▶ Exercise task:
All the records that follow need to be reproduced exactly. Omit the images.

▶ Exercise data:
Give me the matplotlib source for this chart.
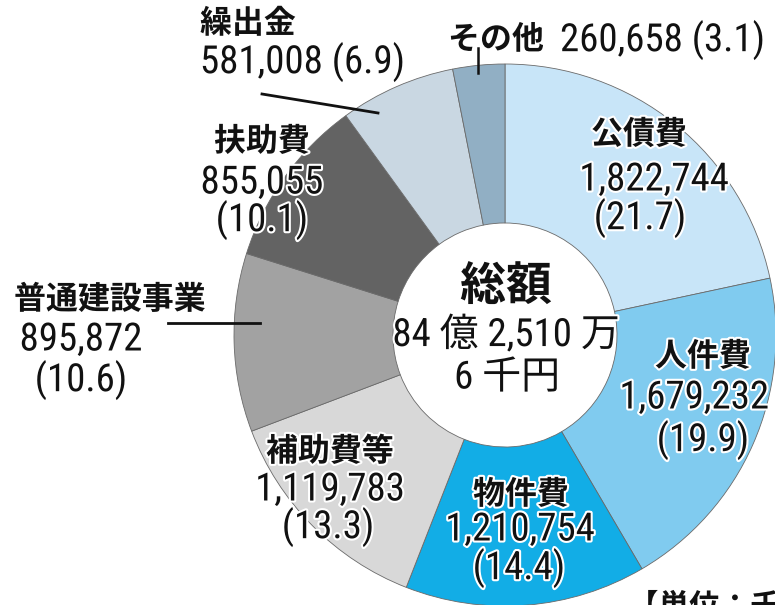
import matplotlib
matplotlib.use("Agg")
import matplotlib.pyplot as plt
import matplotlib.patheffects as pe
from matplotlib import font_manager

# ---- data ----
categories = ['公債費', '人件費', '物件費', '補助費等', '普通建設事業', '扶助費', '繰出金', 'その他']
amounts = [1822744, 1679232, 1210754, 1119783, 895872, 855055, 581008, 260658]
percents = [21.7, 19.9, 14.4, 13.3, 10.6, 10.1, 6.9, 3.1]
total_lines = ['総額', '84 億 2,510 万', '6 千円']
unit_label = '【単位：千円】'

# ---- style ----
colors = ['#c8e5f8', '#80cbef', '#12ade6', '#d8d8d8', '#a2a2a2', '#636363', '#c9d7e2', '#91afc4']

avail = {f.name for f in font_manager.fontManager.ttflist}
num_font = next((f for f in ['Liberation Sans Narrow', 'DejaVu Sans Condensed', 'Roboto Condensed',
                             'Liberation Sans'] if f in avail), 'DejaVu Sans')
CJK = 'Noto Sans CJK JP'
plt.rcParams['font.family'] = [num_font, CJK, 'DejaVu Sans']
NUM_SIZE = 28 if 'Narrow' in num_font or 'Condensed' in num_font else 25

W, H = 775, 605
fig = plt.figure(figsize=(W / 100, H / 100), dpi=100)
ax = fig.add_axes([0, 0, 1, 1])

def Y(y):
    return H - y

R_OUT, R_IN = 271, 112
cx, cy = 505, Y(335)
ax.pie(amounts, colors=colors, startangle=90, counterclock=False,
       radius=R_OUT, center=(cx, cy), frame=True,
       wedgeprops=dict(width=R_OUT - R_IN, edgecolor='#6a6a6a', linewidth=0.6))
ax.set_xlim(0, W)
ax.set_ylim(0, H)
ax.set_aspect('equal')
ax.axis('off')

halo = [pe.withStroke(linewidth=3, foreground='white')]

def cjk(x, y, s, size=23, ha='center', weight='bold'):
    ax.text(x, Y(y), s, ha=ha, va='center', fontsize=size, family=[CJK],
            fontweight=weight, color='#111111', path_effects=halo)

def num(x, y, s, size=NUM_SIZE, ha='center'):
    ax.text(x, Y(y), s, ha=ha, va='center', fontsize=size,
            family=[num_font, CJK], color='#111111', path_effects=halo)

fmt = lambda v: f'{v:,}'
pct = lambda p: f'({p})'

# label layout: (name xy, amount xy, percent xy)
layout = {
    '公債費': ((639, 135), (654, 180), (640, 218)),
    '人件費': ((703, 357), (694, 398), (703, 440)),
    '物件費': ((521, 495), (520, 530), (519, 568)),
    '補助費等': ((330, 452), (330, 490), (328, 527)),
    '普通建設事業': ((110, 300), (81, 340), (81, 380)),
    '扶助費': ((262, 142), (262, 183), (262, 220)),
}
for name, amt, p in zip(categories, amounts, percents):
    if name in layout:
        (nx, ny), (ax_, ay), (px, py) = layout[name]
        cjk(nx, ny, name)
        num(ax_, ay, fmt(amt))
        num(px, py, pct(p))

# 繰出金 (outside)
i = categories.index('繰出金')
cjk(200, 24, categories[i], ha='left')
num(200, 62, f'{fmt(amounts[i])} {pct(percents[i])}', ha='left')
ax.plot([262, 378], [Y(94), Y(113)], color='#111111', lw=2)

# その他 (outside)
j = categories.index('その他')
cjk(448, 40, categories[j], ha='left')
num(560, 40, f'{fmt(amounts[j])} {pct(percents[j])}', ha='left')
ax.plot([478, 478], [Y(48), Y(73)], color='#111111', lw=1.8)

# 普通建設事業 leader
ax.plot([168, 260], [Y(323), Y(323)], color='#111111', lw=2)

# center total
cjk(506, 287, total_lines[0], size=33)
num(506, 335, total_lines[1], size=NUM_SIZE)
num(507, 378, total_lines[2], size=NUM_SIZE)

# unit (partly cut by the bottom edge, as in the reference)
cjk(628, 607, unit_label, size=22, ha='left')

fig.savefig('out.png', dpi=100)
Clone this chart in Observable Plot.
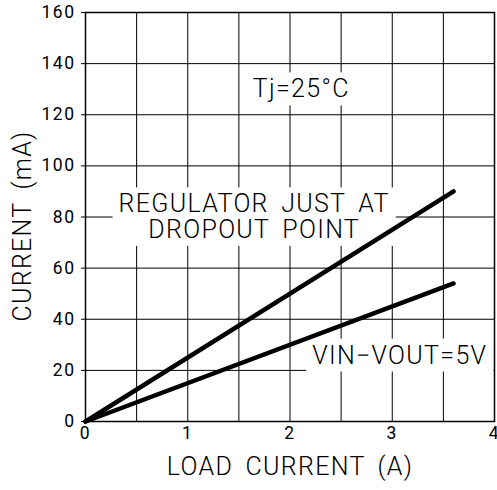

▶ Answer for this exercise:
Give me the matplotlib source for this chart.
import matplotlib
matplotlib.use("Agg")
import matplotlib.pyplot as plt
import matplotlib.patheffects as pe
from matplotlib import font_manager

# ---- data ----
categories = ['公債費', '人件費', '物件費', '補助費等', '普通建設事業', '扶助費', '繰出金', 'その他']
amounts = [1822744, 1679232, 1210754, 1119783, 895872, 855055, 581008, 260658]
percents = [21.7, 19.9, 14.4, 13.3, 10.6, 10.1, 6.9, 3.1]
total_lines = ['総額', '84 億 2,510 万', '6 千円']
unit_label = '【単位：千円】'

# ---- style ----
colors = ['#c8e5f8', '#80cbef', '#12ade6', '#d8d8d8', '#a2a2a2', '#636363', '#c9d7e2', '#91afc4']

avail = {f.name for f in font_manager.fontManager.ttflist}
num_font = next((f for f in ['Liberation Sans Narrow', 'DejaVu Sans Condensed', 'Roboto Condensed',
                             'Liberation Sans'] if f in avail), 'DejaVu Sans')
CJK = 'Noto Sans CJK JP'
plt.rcParams['font.family'] = [num_font, CJK, 'DejaVu Sans']
NUM_SIZE = 28 if 'Narrow' in num_font or 'Condensed' in num_font else 25

W, H = 775, 605
fig = plt.figure(figsize=(W / 100, H / 100), dpi=100)
ax = fig.add_axes([0, 0, 1, 1])

def Y(y):
    return H - y

R_OUT, R_IN = 271, 112
cx, cy = 505, Y(335)
ax.pie(amounts, colors=colors, startangle=90, counterclock=False,
       radius=R_OUT, center=(cx, cy), frame=True,
       wedgeprops=dict(width=R_OUT - R_IN, edgecolor='#6a6a6a', linewidth=0.6))
ax.set_xlim(0, W)
ax.set_ylim(0, H)
ax.set_aspect('equal')
ax.axis('off')

halo = [pe.withStroke(linewidth=3, foreground='white')]

def cjk(x, y, s, size=23, ha='center', weight='bold'):
    ax.text(x, Y(y), s, ha=ha, va='center', fontsize=size, family=[CJK],
            fontweight=weight, color='#111111', path_effects=halo)

def num(x, y, s, size=NUM_SIZE, ha='center'):
    ax.text(x, Y(y), s, ha=ha, va='center', fontsize=size,
            family=[num_font, CJK], color='#111111', path_effects=halo)

fmt = lambda v: f'{v:,}'
pct = lambda p: f'({p})'

# label layout: (name xy, amount xy, percent xy)
layout = {
    '公債費': ((639, 135), (654, 180), (640, 218)),
    '人件費': ((703, 357), (694, 398), (703, 440)),
    '物件費': ((521, 495), (520, 530), (519, 568)),
    '補助費等': ((330, 452), (330, 490), (328, 527)),
    '普通建設事業': ((110, 300), (81, 340), (81, 380)),
    '扶助費': ((262, 142), (262, 183), (262, 220)),
}
for name, amt, p in zip(categories, amounts, percents):
    if name in layout:
        (nx, ny), (ax_, ay), (px, py) = layout[name]
        cjk(nx, ny, name)
        num(ax_, ay, fmt(amt))
        num(px, py, pct(p))

# 繰出金 (outside)
i = categories.index('繰出金')
cjk(200, 24, categories[i], ha='left')
num(200, 62, f'{fmt(amounts[i])} {pct(percents[i])}', ha='left')
ax.plot([262, 378], [Y(94), Y(113)], color='#111111', lw=2)

# その他 (outside)
j = categories.index('その他')
cjk(448, 40, categories[j], ha='left')
num(560, 40, f'{fmt(amounts[j])} {pct(percents[j])}', ha='left')
ax.plot([478, 478], [Y(48), Y(73)], color='#111111', lw=1.8)

# 普通建設事業 leader
ax.plot([168, 260], [Y(323), Y(323)], color='#111111', lw=2)

# center total
cjk(506, 287, total_lines[0], size=33)
num(506, 335, total_lines[1], size=NUM_SIZE)
num(507, 378, total_lines[2], size=NUM_SIZE)

# unit (partly cut by the bottom edge, as in the reference)
cjk(628, 607, unit_label, size=22, ha='left')

fig.savefig('out.png', dpi=100)
Clone this chart in Observable Plot.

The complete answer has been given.